To determine if two polygons are similar, we need to check two main properties:
1. Corresponding Angles:
- The corresponding angles of the two polygons must be congruent. This means that each angle in one polygon must be equal to the corresponding angle in the other polygon.
2. Corresponding Sides:
- The corresponding sides of the two polygons must be proportional.

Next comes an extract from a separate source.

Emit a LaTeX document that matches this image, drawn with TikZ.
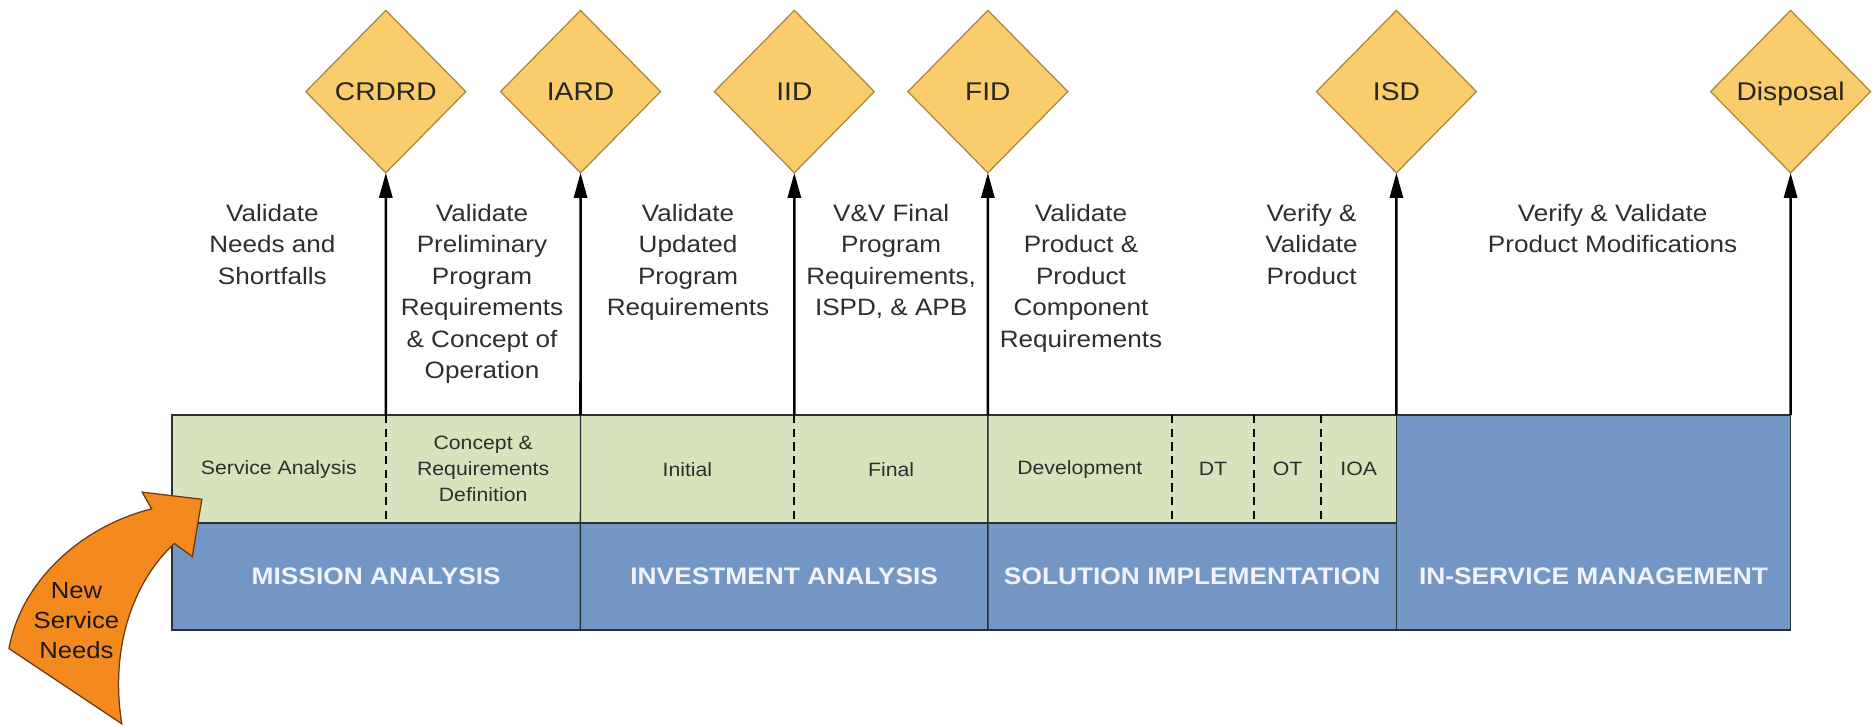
\documentclass[tikz,border=0pt]{standalone}
\usepackage{fontspec}
\setmainfont{Liberation Sans}[FakeStretch=1.1]
\usetikzlibrary{shapes.geometric,arrows.meta}
\definecolor{phasegreen}{HTML}{D7E3BC}
\definecolor{phaseblue}{HTML}{7396C4}
\definecolor{gatefill}{HTML}{FACC6B}
\definecolor{gateedge}{HTML}{A8873F}
\definecolor{needorange}{HTML}{F48A1E}
\definecolor{neededge}{HTML}{6B3A12}
\definecolor{textgray}{HTML}{2E2E2E}
\definecolor{framegray}{HTML}{2B2F36}

\begin{document}
\begin{tikzpicture}[x=0.02cm,y=-0.02cm,inner sep=0pt,outer sep=0pt,
  gate/.style={diamond,draw=gateedge,fill=gatefill,line width=0.6pt,minimum width=2.68cm,minimum height=2.72cm,text height=8.8pt,text depth=0pt,font=\fontsize{12.2}{14}\selectfont,text=black!85},
  subcell/.style={anchor=north west,fill=phasegreen,minimum height=1.81cm,align=center,font=\fontsize{9.2}{12.3}\selectfont,text=textgray},
  phasecell/.style={anchor=north west,fill=phaseblue,minimum height=1.79cm,font=\fontsize{11.4}{14}\selectfont\bfseries,text=white!95!blue},
  note/.style={anchor=north,align=center,font=\fontsize{11.3}{15}\selectfont,text=textgray},
  frame/.style={draw=framegray,line width=0.7pt},
  divider/.style={draw=black,line width=0.8pt,dash pattern=on 4pt off 2.5pt},
  gatearrow/.style={draw=black,line width=1.2pt,-{Triangle[length=0.42cm,width=0.22cm]}}]
  \useasboundingbox (0,0) rectangle (1568,607);
  % 
  \node[subcell,minimum width=3.58cm] (sa) at (144,347.5) {Service Analysis};
  \node[subcell,minimum width=3.26cm] (crd) at (323,347.5) {Concept \&\\Requirements\\Definition};
  \node[subcell,minimum width=3.58cm] (ini) at (486,347.5) {Initial};
  \node[subcell,minimum width=3.24cm] (fin) at (665,347.5) {Final};
  \node[subcell,minimum width=3.08cm] (dev) at (827,347.5) {Development};
  \node[subcell,minimum width=1.38cm] (dt) at (981,347.5) {DT};
  \node[subcell,minimum width=1.12cm] (ot) at (1050,347.5) {OT};
  \node[subcell,minimum width=1.26cm] (ioa) at (1106,347.5) {IOA};
  % 
  \node[phasecell,minimum width=6.84cm] (ma) at (144,438) {MISSION ANALYSIS};
  \node[phasecell,minimum width=6.82cm] (ia) at (486,438) {INVESTMENT ANALYSIS};
  \node[phasecell,minimum width=6.84cm] (si) at (827,438) {SOLUTION IMPLEMENTATION};
  \node[phasecell,minimum width=6.6cm,minimum height=3.6cm] (ism) at (1169,347.5) {};
  \node[font=\fontsize{11.4}{14}\selectfont\bfseries,text=white!95!blue] (ism_txt) at (1334,482.5) {IN-SERVICE MANAGEMENT};
  % 
  \draw[frame] (sa.north west) rectangle (si.south east);
  \draw[frame] (sa.south west) -- (ioa.south east);
  \draw[frame] (ism.north west) rectangle (ism.south east);
  \draw[frame] (crd.north east) -- (ma.south east);
  \draw[frame] (fin.north east) -- (ia.south east);
  \draw[divider] (sa.north east) -- (sa.south east);
  \draw[divider] (ini.north east) -- (ini.south east);
  \draw[divider] (dev.north east) -- (dev.south east);
  \draw[divider] (dt.north east) -- (dt.south east);
  \draw[divider] (ot.north east) -- (ot.south east);
  % 
  \node[gate] (crdrd) at (323,76.7) {CRDRD};
  \node[gate] (iard) at (486,76.7) {IARD};
  \node[gate] (iid) at (665,76.7) {IID};
  \node[gate] (fid) at (827,76.7) {FID};
  \node[gate] (isd) at (1169,76.7) {ISD};
  \node[gate] (disposal) at (1499,76.7) {Disposal};
  \draw[gatearrow] (sa.north east) -- (crdrd.south);
  \draw[gatearrow] (crd.north east) -- (iard.south);
  \draw[gatearrow] (ini.north east) -- (iid.south);
  \draw[gatearrow] (fin.north east) -- (fid.south);
  \draw[gatearrow] (ioa.north east) -- (isd.south);
  \draw[gatearrow] (ism.north east) -- (disposal.south);
  % 
  \node[note] (v_needs) at (228,171) {Validate\\Needs and\\Shortfalls};
  \node[note] (v_prelim) at (403.5,171) {Validate\\Preliminary\\Program\\Requirements\\\& Concept of\\Operation};
  \node[note] (v_updated) at (576,171) {Validate\\Updated\\Program\\Requirements};
  \node[note] (vv_final) at (746,171) {V\&V Final\\Program\\Requirements,\\ISPD, \& APB};
  \node[note] (v_product) at (905,171) {Validate\\Product \&\\Product\\Component\\Requirements};
  \node[note] (vv_product) at (1098,171) {Verify \&\\Validate\\Product};
  \node[note] (vv_mods) at (1350,171) {Verify \& Validate\\Product Modifications};
  % 
  \draw[fill=needorange,draw=neededge,line width=0.6pt] (7.5,543) .. controls (18,485) and (70,440) .. (127,426) -- (119,412) -- (169,418) -- (161,466) -- (146,455) .. controls (110,488) and (92,545) .. (102,606) -- cycle;
  \node[note,font=\fontsize{11.1}{14.3}\selectfont,text=black!90] (new_needs) at (64,488) {New\\Service\\Needs};
\end{tikzpicture}
\end{document}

This indicates that the ratios of the lengths of corresponding sides are equal.
Given these properties, let's evaluate the choices provided:
- Choice A: Congruent... congruent
- Corresponding angles are congruent.
- Corresponding sides are congruent.
- This choice suggests both angles and sides are congruent, which defines congruent polygons, not similar polygons.
- Choice B: Congruent... proportional
- Corresponding angles are congruent.
- Corresponding sides are proportional.
- This defines similar polygons correctly!
- Choice C: Proportional... congruent
- Corresponding angles are proportional.
- Corresponding sides are congruent.
- This does not make sense in the context of similarity as angles cannot be proportional (they are either equal or not).
- Choice D: Proportional... proportional
- Corresponding angles are proportional.
- Corresponding sides are proportional.
- This choice is incorrect since angles being proportional is not a valid criterion; angles must be congruent (equal).
Based on the correct criteria for similarity of polygons, the best answer from the choices provided is:
B. Congruent... proportional